Central Saint Martins (U.K.) / Tutor: Kieren Jones (2016)
The human body is composed for the 90% of different microorganisms, most of which are beneficial to their host. Microbes as bacteria, fungi and viruses are part of our skin flora, covering both the inside and the outer surface of our body. Even though invisible to our eyes, our microflora has a symbiotic relationship with the interface between our body and the environment — our skin. Future Flora aims to incentive this symbiotic relationship that raises the beneficial presence of microbes and bacteria in the human body, suggesting an alternative to wear probiotics and keep our body healthy.
Future Flora is a harvesting kit for women to treat and prevent Candida Infections. The project tackles the experience of growing and nurturing living organisms at home. The bacterial pad grow the necessary strings of Lactobacillus bacteria to create a hostile environment for the further development of Candida Albicans, acting as living culture of probiotics. By placing the pad in contact with the female genitalia, the healthy bacteria grows on the surface of the infected area, reconstructing the microflora missing in the vagina epithelium and maintaining a lower pH level in the vaginal area. This generates an intimate and delicate interaction between the action of nurturing bacteria as they grow, and to wear these microorganisms as a second layer of your skin.
Candidiasis is an infection caused by the over growth of Candida Albicans, a fungus that coexists in our flora and when the vaginal flora is disrupted it suffers a mutation leading to the overgrowth of the yeast creating discomfort and vulnerability to the woman.

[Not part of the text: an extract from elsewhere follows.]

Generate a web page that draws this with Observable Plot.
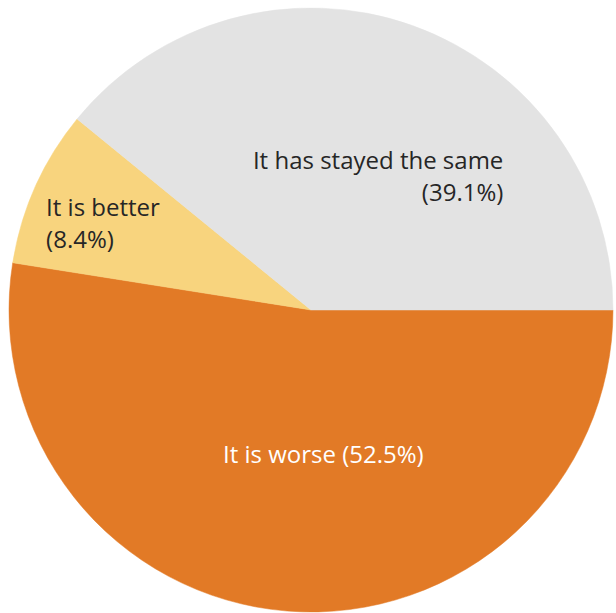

Candidiasis is a disruption of this balance, affecting 75% of women every year. My aim is to raise the awareness to this social taboo and provide an alternative for this treatment by nurturing these living organisms that balance our equilibrium. For that I designed Future Flora, to open the possibility of wearing living organisms in the future, aiming towards a new health proposition of female biophilia.
The kit is composed by an inoculation loop, a spreader, a pipette with freeze-dried bacterial compound and the nutrient agar-agar recipe, plus an instruction leaflet providing the necessary steps to grow and harvest your ownpad at home. The included tools are now considered basic laboratory equipment.
In this project I examine the possibility of these tools becoming part of our everyday life, as quotidian as a makeup kit. This receptiveness to science is a trend manifested by the growing of biohackspaces, citizen science and DIY biology. Nevertheless this project aims not to engineer nature but to design with existing resources. This is an important step to empower citizens with scientific knowledge on the edge of the biorevolution, where the female becomes a participant in the culture and the knowledge of science.
Futura Flora is addressed to females that are taking control of their bodies as a new precious and intimate practice of self-care. The iteration itself of making the living culture pad, introduce the user in the unknown place of a laboratory, aiming to identify her curiosity in becoming a participant in the citizen science. It engages the woman in the process of understanding the value of her body and the feedback that the body is constantly sending to her.